IT Pro Start-Up Tour: i365
By Tom Brewster,
Who are they?
Not doing drugs, getting a pension whilst young, not talking to strangers, wearing sunscreen, shoving knives in toasters - apart from the last one, these are all sensible things.
Often, sensible is the best approach, and this is something which is firmly entrenched in the ethos of i365 – a backup company and subsidiary of Seagate.
Without having spent a huge amount of money on its own data centres, i365 supports mid-level companies with their cloud and on-premise based storage needs. It’s not the most enthralling of companies, but it’s one that’ll likely make a fair buck or two.
The firm was born in 2009 out of a variety of Seagate acquisitions – the key one being EVault, which makes up the bulk of i365’s current product offering.
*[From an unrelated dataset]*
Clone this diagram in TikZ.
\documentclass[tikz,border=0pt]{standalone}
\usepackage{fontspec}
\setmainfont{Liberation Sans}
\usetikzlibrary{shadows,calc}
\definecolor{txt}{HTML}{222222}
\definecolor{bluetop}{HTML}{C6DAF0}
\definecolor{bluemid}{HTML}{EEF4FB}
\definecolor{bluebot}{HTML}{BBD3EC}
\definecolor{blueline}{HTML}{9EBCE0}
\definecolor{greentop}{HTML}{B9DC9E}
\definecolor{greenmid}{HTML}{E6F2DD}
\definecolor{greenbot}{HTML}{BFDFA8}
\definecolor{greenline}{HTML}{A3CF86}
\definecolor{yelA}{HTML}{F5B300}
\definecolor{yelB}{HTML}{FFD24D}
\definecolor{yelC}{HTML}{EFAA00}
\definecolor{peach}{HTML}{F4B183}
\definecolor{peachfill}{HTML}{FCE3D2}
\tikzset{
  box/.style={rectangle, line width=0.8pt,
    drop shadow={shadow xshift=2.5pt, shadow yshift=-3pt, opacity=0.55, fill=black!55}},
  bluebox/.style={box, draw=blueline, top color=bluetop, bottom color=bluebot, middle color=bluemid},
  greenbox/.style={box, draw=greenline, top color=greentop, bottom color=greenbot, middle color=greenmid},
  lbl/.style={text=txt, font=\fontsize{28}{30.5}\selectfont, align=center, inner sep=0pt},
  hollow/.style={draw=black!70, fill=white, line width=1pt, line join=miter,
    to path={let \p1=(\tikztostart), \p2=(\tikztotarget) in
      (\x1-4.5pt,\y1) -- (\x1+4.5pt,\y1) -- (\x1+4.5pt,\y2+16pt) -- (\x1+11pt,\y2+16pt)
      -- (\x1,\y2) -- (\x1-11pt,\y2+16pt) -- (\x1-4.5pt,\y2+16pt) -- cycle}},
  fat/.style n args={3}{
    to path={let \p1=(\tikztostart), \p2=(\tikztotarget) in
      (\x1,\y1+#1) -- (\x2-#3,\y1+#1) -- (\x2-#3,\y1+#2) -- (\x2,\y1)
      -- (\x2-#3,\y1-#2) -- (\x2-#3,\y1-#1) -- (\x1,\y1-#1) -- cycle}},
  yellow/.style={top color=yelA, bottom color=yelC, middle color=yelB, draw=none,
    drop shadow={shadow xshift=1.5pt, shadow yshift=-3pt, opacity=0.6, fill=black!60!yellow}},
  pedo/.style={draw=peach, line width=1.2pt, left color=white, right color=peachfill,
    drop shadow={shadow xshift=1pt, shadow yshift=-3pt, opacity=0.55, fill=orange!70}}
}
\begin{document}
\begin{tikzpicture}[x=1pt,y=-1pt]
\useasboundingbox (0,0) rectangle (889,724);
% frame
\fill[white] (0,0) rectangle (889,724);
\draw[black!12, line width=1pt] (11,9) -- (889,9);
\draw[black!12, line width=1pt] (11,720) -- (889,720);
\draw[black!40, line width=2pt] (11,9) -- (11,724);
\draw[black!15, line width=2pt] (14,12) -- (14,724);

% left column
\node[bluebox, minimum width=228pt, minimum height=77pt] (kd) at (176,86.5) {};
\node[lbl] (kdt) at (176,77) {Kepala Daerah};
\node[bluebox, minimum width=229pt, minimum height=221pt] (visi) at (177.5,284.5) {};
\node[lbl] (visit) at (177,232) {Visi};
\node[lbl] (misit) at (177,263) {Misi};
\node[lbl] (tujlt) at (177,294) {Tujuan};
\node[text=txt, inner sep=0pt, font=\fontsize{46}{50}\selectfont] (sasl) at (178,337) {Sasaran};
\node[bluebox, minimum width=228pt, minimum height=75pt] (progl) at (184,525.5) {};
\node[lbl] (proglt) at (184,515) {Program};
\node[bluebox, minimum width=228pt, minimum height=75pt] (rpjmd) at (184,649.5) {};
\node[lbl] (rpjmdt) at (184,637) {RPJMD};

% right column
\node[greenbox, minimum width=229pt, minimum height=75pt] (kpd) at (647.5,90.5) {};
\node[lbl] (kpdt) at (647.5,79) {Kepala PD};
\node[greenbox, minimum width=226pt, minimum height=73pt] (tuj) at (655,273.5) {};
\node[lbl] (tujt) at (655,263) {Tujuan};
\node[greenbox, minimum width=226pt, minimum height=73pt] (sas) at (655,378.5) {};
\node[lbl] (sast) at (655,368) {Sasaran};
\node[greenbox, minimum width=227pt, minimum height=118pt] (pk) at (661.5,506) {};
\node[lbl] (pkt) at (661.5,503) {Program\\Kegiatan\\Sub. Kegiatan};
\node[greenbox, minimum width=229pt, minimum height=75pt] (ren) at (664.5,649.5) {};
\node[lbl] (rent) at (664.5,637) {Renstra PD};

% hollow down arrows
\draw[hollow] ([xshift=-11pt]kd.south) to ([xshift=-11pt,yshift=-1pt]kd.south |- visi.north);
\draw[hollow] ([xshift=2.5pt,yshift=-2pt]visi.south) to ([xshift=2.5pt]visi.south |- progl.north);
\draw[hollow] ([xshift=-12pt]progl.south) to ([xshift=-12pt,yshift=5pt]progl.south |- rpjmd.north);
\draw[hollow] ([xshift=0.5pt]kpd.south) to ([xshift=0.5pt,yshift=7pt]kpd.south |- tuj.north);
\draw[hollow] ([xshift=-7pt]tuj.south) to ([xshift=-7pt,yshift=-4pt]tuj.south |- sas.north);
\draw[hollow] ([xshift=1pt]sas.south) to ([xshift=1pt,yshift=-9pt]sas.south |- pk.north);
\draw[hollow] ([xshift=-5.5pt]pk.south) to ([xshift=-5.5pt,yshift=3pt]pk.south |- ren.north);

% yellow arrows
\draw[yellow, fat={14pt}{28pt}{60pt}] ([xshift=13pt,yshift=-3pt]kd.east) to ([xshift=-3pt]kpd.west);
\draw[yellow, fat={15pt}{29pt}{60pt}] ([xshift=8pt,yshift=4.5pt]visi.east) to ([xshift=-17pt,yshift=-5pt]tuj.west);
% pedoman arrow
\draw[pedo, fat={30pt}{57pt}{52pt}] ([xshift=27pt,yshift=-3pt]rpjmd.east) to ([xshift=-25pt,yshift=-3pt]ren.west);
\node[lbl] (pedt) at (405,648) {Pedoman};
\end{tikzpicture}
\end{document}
It now has around 32,000 customers, so is clearly doing something right.
There is a seismic shift in the storage solutions market as companies move from on-premise to hybrid solutions.
You might be forgiven for thinking i365 was just a small part of Seagate’s business, given the storage giant has loaned out some of its office space to its young subsidiary for our meeting. But i365 considers itself a separate entity, not guided by the leviathan which owns it.
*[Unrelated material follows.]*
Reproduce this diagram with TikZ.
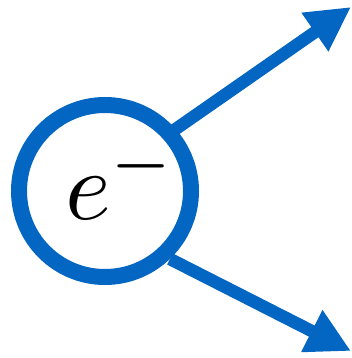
\documentclass[tikz,border=0pt]{standalone}
\usepackage{graphicx}
\usetikzlibrary{arrows.meta}
\definecolor{eblue}{RGB}{3,102,194}
\tikzset{
  ring/.style={circle, draw=eblue, line width=16pt, minimum size=172pt, inner sep=0pt},
  ray/.style={draw=eblue, line width=12.5pt, -{Triangle[length=44pt, width=44pt]}}
}
\begin{document}
\begin{tikzpicture}[x=1pt, y=-1pt]
\useasboundingbox (0,0) rectangle (352,358);
\node[ring] (c) at (105,191) {};
\node[anchor=base west, inner sep=0pt] (lbl) at (65,219) {\scalebox{9.8}{$e^{-}$}};
\coordinate (s1) at (170,133);
\coordinate (t1) at (351,7);
\coordinate (s2) at (170,259);
\coordinate (t2) at (351,351);
\draw[ray] (s1) -- (t1);
\draw[ray] (s2) -- (t2);
\end{tikzpicture}
\end{document}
The borrowing of Seagate’s space was apt considering what the start-up actually does.
The company operates in what it calls the “cloud-connected storage” market. Hybrid is the key term here – living with your head in the clouds yet remaining firmly grounded within your own premises.
If you want to have your in-house data replicated in another location and you want it delivered back over the wire rather than tape, i365 is there for you.
Why should you care?
Cloud storage is going to be big. In the coming years, analysts think the market going to grow like an adolescent on steroids. It’ll be worth $5 billion by 2012, according to Gartner.
i365 believes a key reason why the industry is set to boom is because the right technology is now available at the right price. In particular, bandwidth to move data to and from the cloud doesn’t cost an arm and a leg anymore.